** Your objective **
Going through the material below, please gather all lines with the word "that" in them.
>> Begin Material shown
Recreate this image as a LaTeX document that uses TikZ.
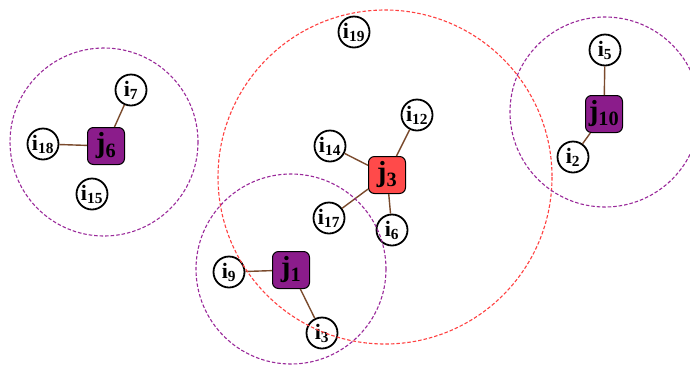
\documentclass[tikz,border=0pt]{standalone}
\usepackage{fontspec}
\setmainfont{Liberation Serif}
\usetikzlibrary{positioning}

\definecolor{jpurple}{HTML}{8B1C8B}
\definecolor{jred}{HTML}{FF4A4A}
\definecolor{linkbrown}{HTML}{7A4A2C}
\definecolor{zonepurple}{HTML}{9A2A9A}
\definecolor{zonered}{HTML}{FF4040}

\newcommand{\lab}[2]{i\textsubscript{#2}}
\newcommand{\jlab}[1]{j\textsubscript{#1}}

\begin{document}
\begin{tikzpicture}[
    x=1pt, y=-1pt,
    item/.style={circle, draw, line width=1.8pt, fill=white, minimum size=31pt, inner sep=0pt, font=\bfseries\fontsize{22}{22}\selectfont},
    job/.style={rectangle, rounded corners=6pt, draw, line width=1pt, fill=jpurple, minimum size=37pt, inner sep=0pt, font=\bfseries\fontsize{29}{29}\selectfont},
    hot/.style={fill=jred},
    link/.style={draw=linkbrown, line width=1.4pt},
    zone/.style={draw=zonepurple, line width=1.1pt, dash pattern=on 3.5pt off 2pt},
    hotzone/.style={draw=zonered, line width=1.1pt, dash pattern=on 3.5pt off 2pt}
]
\useasboundingbox (0,0) rectangle (690,365);

% jobs
\node[job] (j6) at (106,146) {\jlab{6}};
\node[job, hot] (j3) at (387,175) {\jlab{3}};
\node[job] (j1) at (291,270) {\jlab{1}};
\node[job] (j10) at (604,114) {\jlab{10}};

% items
\node[item] (i7) at (131,90) {\lab{i}{7}};
\node[item] (i18) at (43,144) {\lab{i}{18}};
\node[item] (i15) at (92,194) {\lab{i}{15}};
\node[item] (i19) at (354,32) {\lab{i}{19}};
\node[item] (i12) at (417,115) {\lab{i}{12}};
\node[item] (i14) at (330,146) {\lab{i}{14}};
\node[item] (i17) at (329,218) {\lab{i}{17}};
\node[item] (i6) at (392,230) {\lab{i}{6}};
\node[item] (i9) at (229,272) {\lab{i}{9}};
\node[item] (i3) at (322,333) {\lab{i}{3}};
\node[item] (i5) at (605,50) {\lab{i}{5}};
\node[item] (i2) at (573,157) {\lab{i}{2}};

% links
\draw[link] (j6) -- (i7);
\draw[link] (j6) -- (i18);
\draw[link] (j3) -- (i12);
\draw[link] (j3) -- (i14);
\draw[link] (j3) -- (i17);
\draw[link] (j3) -- (i6);
\draw[link] (j1) -- (i9);
\draw[link] (j1) -- (i3);
\draw[link] (j10) -- (i5);
\draw[link] (j10) -- (i2);

% ranges
\draw[zone] (104,142) circle (94);
\draw[hotzone] (385,177) circle (167);
\draw[zone] (291,269) circle (95);
\draw[zone] (605,112) circle (95);

\end{tikzpicture}
\end{document}
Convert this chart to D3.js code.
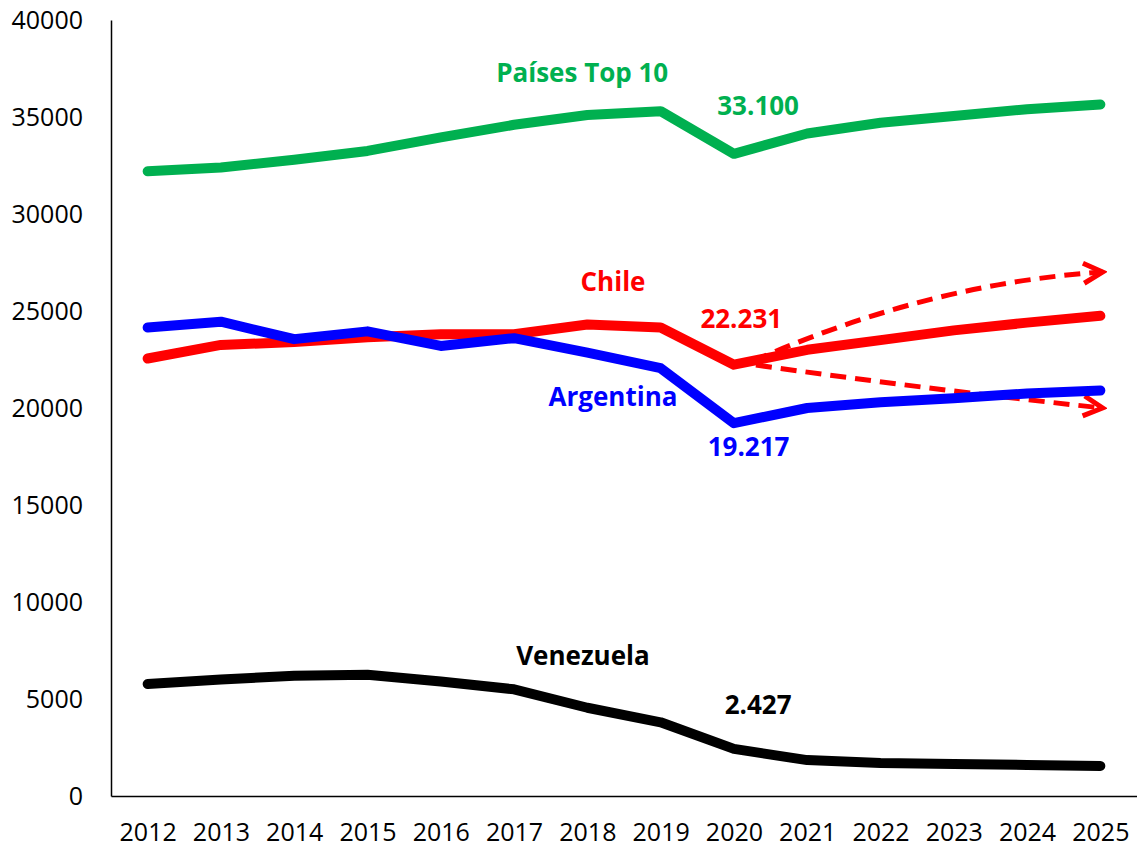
<!DOCTYPE html>
<html lang="es">
<head>
  <meta charset="UTF-8">
  <title>chart</title>
  <style>
    body {
      margin: 0;
      background: #fff;
    }

    .axis text {
      font-family: 'Open Sans', sans-serif;
      font-size: 25px;
      fill: #000;
    }

    .axis path {
      stroke: #000;
      stroke-width: 1.5px;
    }

    .series {
      fill: none;
      stroke-width: 10px;
      stroke-linecap: round;
      stroke-linejoin: round;
    }

    .label {
      font-family: 'Open Sans', sans-serif;
      font-size: 26px;
      font-weight: 700;
      text-anchor: middle;
      dominant-baseline: central;
    }

    .trend {
      fill: none;
      stroke: #ff0000;
      stroke-width: 5px;
      stroke-dasharray: 16,9;
    }
  </style>
</head>
<body>
  <script src="https://d3js.org/d3.v7.min.js"></script>
  <script>
    var years = [2012, 2013, 2014, 2015, 2016, 2017, 2018, 2019, 2020, 2021, 2022, 2023, 2024, 2025];
    var yTicks = [0, 5000, 10000, 15000, 20000, 25000, 30000, 35000, 40000];

    var top10 = [32200, 32400, 32800, 33250, 33950, 34600, 35100, 35300, 33100, 34150, 34700, 35050, 35400, 35650];
    var chile = [22550, 23250, 23400, 23650, 23800, 23800, 24300, 24150, 22231, 23000, 23500, 24000, 24400, 24750];
    var argentina = [24150, 24450, 23550, 23950, 23200, 23600, 22850, 22050, 19217, 20000, 20300, 20500, 20750, 20900];
    var venezuela = [5770, 6000, 6200, 6250, 5900, 5500, 4550, 3800, 2427, 1850, 1700, 1650, 1600, 1550];

    // text annotations, anchored in data units (year, value)
    var labels = [
      { text: 'Países Top 10', year: 2017.93, value: 37320, color: '#00b050' },
      { text: '33.100', year: 2020.33, value: 35620, color: '#00b050' },
      { text: 'Chile', year: 2018.35, value: 26546, color: '#ff0000' },
      { text: '22.231', year: 2020.1, value: 24640, color: '#ff0000' },
      { text: 'Argentina', year: 2018.35, value: 20618, color: '#0000ff' },
      { text: '19.217', year: 2020.2, value: 18041, color: '#0000ff' },
      { text: 'Venezuela', year: 2017.94, value: 7268, color: '#000' },
      { text: '2.427', year: 2020.33, value: 4742, color: '#000' }
    ];

    // dashed projection arrows for Chile
    var trends = [
      { from: [2020.25, 22400], to: [2025.03, 27010], bend: 1700 },
      { from: [2020.3, 22216], to: [2025.03, 20000], bend: -150 }
    ];

    var width = 1137, height = 850;

    var svg = d3.select('body').append('svg')
      .attr('width', width)
      .attr('height', height);

    var x = d3.scaleLinear()
      .domain([2011.5, 2025.5])
      .range([111, 1137]);

    var y = d3.scaleLinear()
      .domain([0, 40000])
      .range([796, 20]);

    svg.append('defs').append('marker')
      .attr('id', 'head')
      .attr('markerUnits', 'userSpaceOnUse')
      .attr('viewBox', '-24 -14 28 28')
      .attr('markerWidth', 28)
      .attr('markerHeight', 28)
      .attr('refX', 0)
      .attr('refY', 0)
      .attr('orient', 'auto')
      .append('path')
      .attr('d', 'M-19,-10 L0,0 L-19,10')
      .attr('fill', 'none')
      .attr('stroke', '#ff0000')
      .attr('stroke-width', 5);

    svg.append('g')
      .attr('class', 'axis')
      .attr('transform', 'translate(111,0)')
      .call(d3.axisLeft(y).tickValues(yTicks).tickSize(0).tickSizeOuter(0).tickPadding(28).tickFormat(d3.format('d')));

    svg.append('g')
      .attr('class', 'axis')
      .attr('transform', 'translate(0,796)')
      .call(d3.axisBottom(x).tickValues(years).tickSize(0).tickSizeOuter(0).tickPadding(27).tickFormat(d3.format('d')));

    var line = d3.line()
      .x(function(d, i) { return x(years[i]); })
      .y(function(d) { return y(d); });

    function drawSeries(values, color) {
      svg.append('path')
        .datum(values)
        .attr('class', 'series')
        .attr('stroke', color)
        .attr('d', line);
    }

    drawSeries(top10, '#00b050');
    drawSeries(venezuela, '#000');
    drawSeries(chile, '#ff0000');

    svg.selectAll('.trend')
      .data(trends)
      .enter().append('path')
      .attr('class', 'trend')
      .attr('marker-end', 'url(#head)')
      .attr('d', function(d) {
        var p = d3.path();
        var cx = (d.from[0] + d.to[0]) / 2;
        var cy = (d.from[1] + d.to[1]) / 2 + d.bend;
        p.moveTo(x(d.from[0]), y(d.from[1]));
        p.quadraticCurveTo(x(cx), y(cy), x(d.to[0]), y(d.to[1]));
        return p.toString();
      });

    drawSeries(argentina, '#0000ff');

    svg.selectAll('.label')
      .data(labels)
      .enter().append('text')
      .attr('class', 'label')
      .attr('x', function(d) { return x(d.year); })
      .attr('y', function(d) { return y(d.value); })
      .attr('fill', function(d) { return d.color; })
      .text(function(d) { return d.text; });
  </script>
</body>
</html>
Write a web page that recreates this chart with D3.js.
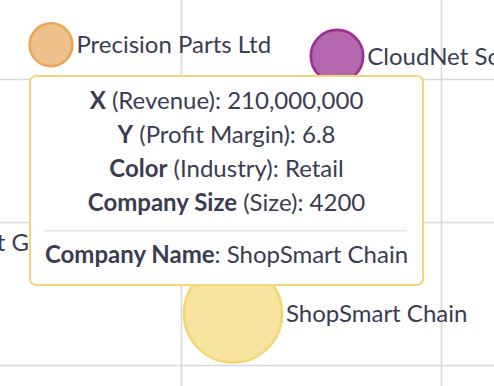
<!DOCTYPE html>
<html>
<head>
<meta charset="utf-8">
<script src="https://cdn.jsdelivr.net/npm/d3@7"></script>
<style>
  html, body { margin: 0; padding: 0; background: #fff; overflow: hidden; }
  svg { display: block; font-family: Lato, "Open Sans", sans-serif; }
</style>
</head>
<body>
<svg id="chart" width="494" height="386"></svg>
<script>
// Company bubble data: revenue (x), profit margin (y), size (bubble area), industry (colour)
const companies = ["Harvest Growers", "Precision Parts Ltd", "CloudNet Solutions", "ShopSmart Chain"];
const industries = ["Agriculture", "Manufacturing", "Technology", "Retail"];
const revenue = [144000000, 175000000, 230000000, 210000000];
const profitMargin = [9.3, 16.2, 15.8, 6.8];
const companySize = [1500, 800, 1200, 4200];

// Gridline ticks
const xTicks = [150000000, 200000000, 250000000, 300000000];
const yTicks = [0, 5, 10, 15, 20];

// Highlighted company shown in the tooltip
const focusCompany = "ShopSmart Chain";

const industryColors = {
  Agriculture:   { fill: "#9fd3a8", stroke: "#6dbb7b" },
  Manufacturing: { fill: "#eec08b", stroke: "#e8a656" },
  Technology:    { fill: "#b567ae", stroke: "#9c2f93" },
  Retail:        { fill: "#f6e49e", stroke: "#f2d772" }
};

const textColor = "#3a3c51";
const fontSize = 24;

const data = companies.map((name, i) => ({
  name,
  industry: industries[i],
  revenue: revenue[i],
  margin: profitMargin[i],
  size: companySize[i]
}));

const svg = d3.select("#chart");

// The plot area is wider than the window; only part of it is visible.
const x = d3.scaleLinear().domain([100000000, 300000000]).range([-339, 701]);
const y = d3.scaleLinear().domain([0, 20]).range([508, -64]);
const r = d3.scaleSqrt().domain([0, 5000]).range([0, 53.5]);

// Gridlines
const grid = svg.append("g").attr("class", "grid");
grid.append("g")
  .attr("transform", `translate(0,${y(0)})`)
  .call(d3.axisBottom(x).tickValues(xTicks).tickSize(-(y(0) - y(20))).tickFormat(""))
  .call(g => g.select(".domain").remove());
grid.append("g")
  .attr("transform", `translate(${x(100000000)},0)`)
  .call(d3.axisLeft(y).tickValues(yTicks).tickSize(-(x(300000000) - x(100000000))).tickFormat(""))
  .call(g => g.select(".domain").remove());
grid.selectAll(".tick line").attr("stroke", "#d8d8de").attr("stroke-width", 1.6);

// Bubbles
const bubbles = svg.append("g").selectAll("g.bubble")
  .data(data)
  .join("g")
  .attr("class", "bubble");

bubbles.append("circle")
  .attr("cx", d => x(d.revenue))
  .attr("cy", d => y(d.margin))
  .attr("r", d => r(d.size))
  .attr("fill", d => industryColors[d.industry].fill)
  .attr("stroke", d => industryColors[d.industry].stroke)
  .attr("stroke-width", 2.6);

bubbles.append("text")
  .attr("x", d => x(d.revenue) + r(d.size) + 4)
  .attr("y", d => y(d.margin))
  .attr("dy", "0.36em")
  .attr("fill", textColor)
  .attr("font-size", fontSize)
  .text(d => d.name);

// Tooltip
const fmt = d3.format(",");
const f = data.find(d => d.name === focusCompany);
const rows = [
  ["X", " (Revenue): " + fmt(f.revenue)],
  ["Y", " (Profit Margin): " + f.margin],
  ["Color", " (Industry): " + f.industry],
  ["Company Size", " (Size): " + f.size]
];

const tip = svg.append("g").attr("class", "tooltip");
const box = { x: 30, y: 76, w: 393, h: 209 };
const cx = box.x + box.w / 2;

tip.append("rect")
  .attr("x", box.x).attr("y", box.y)
  .attr("width", box.w).attr("height", box.h)
  .attr("rx", 6)
  .attr("fill", "#fff")
  .attr("stroke", "#f3d77a")
  .attr("stroke-width", 2);

const rowText = tip.selectAll("text.row")
  .data(rows)
  .join("text")
  .attr("class", "row")
  .attr("x", cx)
  .attr("y", (d, i) => box.y + 33 + i * 34)
  .attr("text-anchor", "middle")
  .attr("font-size", fontSize)
  .attr("fill", textColor);
rowText.append("tspan").attr("font-weight", 700).text(d => d[0]);
rowText.append("tspan").text(d => d[1]);

tip.append("line")
  .attr("x1", box.x + 14).attr("x2", box.x + box.w - 16)
  .attr("y1", box.y + 154.7).attr("y2", box.y + 154.7)
  .attr("stroke", "#e6e6e8")
  .attr("stroke-width", 1.6);

const nameText = tip.append("text")
  .attr("x", cx)
  .attr("y", box.y + 187)
  .attr("text-anchor", "middle")
  .attr("font-size", fontSize)
  .attr("fill", textColor);
nameText.append("tspan").attr("font-weight", 700).text("Company Name");
nameText.append("tspan").text(": " + f.name);
</script>
</body>
</html>
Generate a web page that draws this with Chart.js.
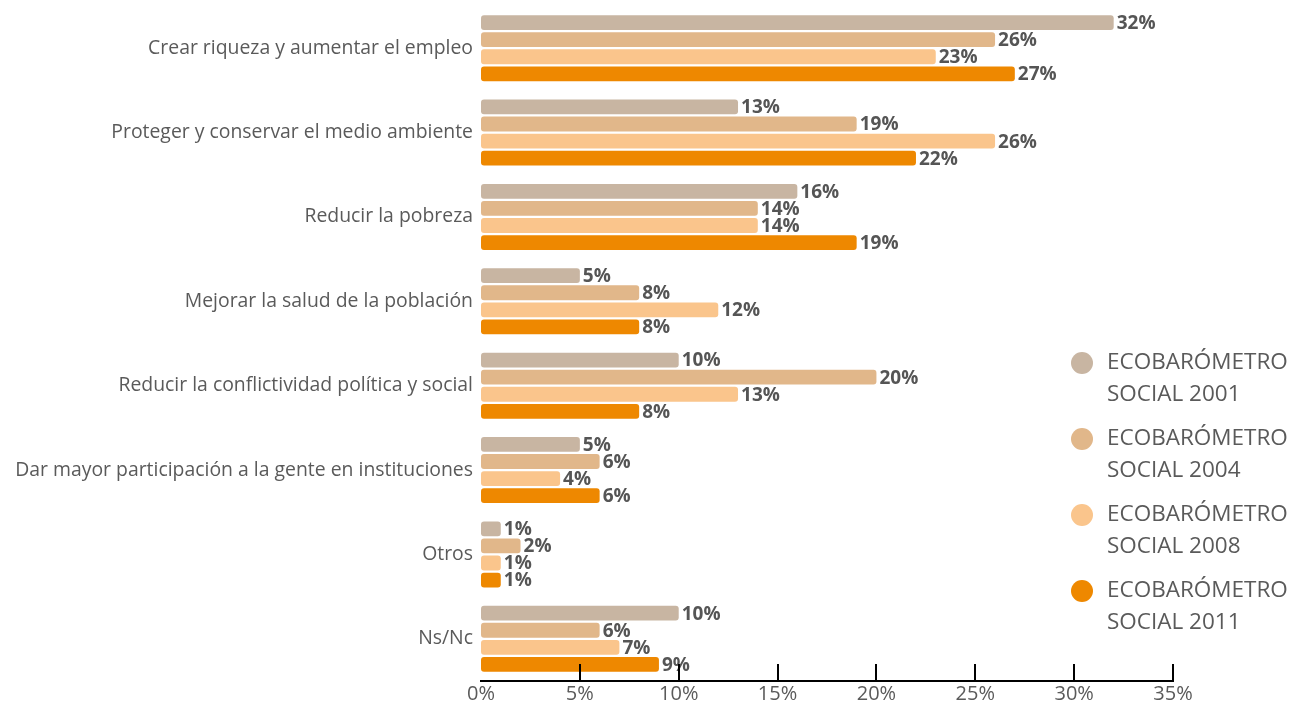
>> End Material shown
** Final result **
Recreate this image as a LaTeX document that uses TikZ.
Write a web page that recreates this chart with D3.js.
Generate a web page that draws this with Chart.js.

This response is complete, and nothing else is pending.